▶ [Task goal]
Copy out exactly the lines from the start of the data to the line containing "days = list(range(0, 365, 5)) + [364]". Include both.

▶ [Provided material]
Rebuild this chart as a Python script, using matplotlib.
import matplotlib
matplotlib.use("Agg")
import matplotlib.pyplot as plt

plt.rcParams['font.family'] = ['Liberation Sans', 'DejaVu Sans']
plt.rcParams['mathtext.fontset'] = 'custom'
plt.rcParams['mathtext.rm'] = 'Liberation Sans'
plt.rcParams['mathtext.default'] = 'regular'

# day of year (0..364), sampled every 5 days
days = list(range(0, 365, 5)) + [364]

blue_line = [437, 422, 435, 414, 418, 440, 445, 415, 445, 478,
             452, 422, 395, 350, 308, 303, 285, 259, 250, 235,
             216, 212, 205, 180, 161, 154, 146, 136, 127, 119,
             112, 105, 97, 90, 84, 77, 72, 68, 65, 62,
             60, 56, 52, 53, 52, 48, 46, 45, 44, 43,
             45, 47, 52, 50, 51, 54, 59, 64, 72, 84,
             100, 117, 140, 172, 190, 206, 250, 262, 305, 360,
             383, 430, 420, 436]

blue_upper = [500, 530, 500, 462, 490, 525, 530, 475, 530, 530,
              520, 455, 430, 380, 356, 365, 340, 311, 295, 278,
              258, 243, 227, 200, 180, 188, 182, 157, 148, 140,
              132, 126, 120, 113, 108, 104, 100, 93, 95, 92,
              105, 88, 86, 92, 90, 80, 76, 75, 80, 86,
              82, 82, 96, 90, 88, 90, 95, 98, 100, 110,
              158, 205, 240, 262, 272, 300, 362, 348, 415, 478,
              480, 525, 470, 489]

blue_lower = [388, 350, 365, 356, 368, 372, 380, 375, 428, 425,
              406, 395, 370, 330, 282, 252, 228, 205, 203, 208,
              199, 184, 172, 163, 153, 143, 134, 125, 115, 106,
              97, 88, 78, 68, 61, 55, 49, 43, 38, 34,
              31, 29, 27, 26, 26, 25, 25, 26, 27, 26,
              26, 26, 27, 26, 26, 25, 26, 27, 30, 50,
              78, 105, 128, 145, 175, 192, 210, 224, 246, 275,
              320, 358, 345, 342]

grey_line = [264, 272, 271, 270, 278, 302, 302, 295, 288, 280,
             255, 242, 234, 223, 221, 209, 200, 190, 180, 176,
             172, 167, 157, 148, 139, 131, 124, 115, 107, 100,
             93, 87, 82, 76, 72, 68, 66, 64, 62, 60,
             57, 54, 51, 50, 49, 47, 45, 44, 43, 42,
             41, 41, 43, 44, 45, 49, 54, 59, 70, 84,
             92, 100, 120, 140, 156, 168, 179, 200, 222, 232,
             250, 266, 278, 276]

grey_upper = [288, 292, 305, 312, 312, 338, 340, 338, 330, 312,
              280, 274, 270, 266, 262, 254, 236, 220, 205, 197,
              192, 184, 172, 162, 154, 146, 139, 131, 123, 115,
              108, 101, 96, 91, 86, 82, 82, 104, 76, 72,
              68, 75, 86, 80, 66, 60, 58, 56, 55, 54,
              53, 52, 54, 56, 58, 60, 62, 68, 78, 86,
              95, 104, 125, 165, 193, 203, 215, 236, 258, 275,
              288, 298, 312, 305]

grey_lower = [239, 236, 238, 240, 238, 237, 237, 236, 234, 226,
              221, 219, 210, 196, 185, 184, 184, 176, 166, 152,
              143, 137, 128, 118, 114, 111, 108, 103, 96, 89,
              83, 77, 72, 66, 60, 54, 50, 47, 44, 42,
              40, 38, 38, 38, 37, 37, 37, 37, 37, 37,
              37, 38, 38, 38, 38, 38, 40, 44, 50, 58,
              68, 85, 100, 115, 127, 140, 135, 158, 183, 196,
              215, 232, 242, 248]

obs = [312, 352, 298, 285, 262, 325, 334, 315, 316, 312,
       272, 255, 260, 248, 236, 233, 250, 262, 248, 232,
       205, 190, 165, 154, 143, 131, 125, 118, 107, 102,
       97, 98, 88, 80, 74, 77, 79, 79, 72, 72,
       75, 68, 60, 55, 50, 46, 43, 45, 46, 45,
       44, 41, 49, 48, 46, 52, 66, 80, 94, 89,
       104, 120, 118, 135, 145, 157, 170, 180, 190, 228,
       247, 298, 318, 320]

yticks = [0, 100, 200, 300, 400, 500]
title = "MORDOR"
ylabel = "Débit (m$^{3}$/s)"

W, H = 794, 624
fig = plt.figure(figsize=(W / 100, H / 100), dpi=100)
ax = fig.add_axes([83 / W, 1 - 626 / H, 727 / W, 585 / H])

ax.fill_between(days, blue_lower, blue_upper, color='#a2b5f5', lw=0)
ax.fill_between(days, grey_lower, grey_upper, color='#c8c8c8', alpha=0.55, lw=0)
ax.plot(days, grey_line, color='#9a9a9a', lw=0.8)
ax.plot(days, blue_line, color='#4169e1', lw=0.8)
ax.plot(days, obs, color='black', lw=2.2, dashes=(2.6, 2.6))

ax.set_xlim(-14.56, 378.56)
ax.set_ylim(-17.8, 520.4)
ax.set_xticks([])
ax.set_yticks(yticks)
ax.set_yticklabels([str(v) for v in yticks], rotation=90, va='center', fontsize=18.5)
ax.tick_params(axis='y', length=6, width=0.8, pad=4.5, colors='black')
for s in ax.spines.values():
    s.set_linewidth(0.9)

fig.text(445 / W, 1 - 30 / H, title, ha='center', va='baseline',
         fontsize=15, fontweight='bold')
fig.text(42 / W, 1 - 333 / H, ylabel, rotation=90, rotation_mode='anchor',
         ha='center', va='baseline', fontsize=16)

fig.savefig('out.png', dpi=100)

▶ [Solution to this exercise]
Rebuild this chart as a Python script, using matplotlib.
import matplotlib
matplotlib.use("Agg")
import matplotlib.pyplot as plt

plt.rcParams['font.family'] = ['Liberation Sans', 'DejaVu Sans']
plt.rcParams['mathtext.fontset'] = 'custom'
plt.rcParams['mathtext.rm'] = 'Liberation Sans'
plt.rcParams['mathtext.default'] = 'regular'

# day of year (0..364), sampled every 5 days
days = list(range(0, 365, 5)) + [364]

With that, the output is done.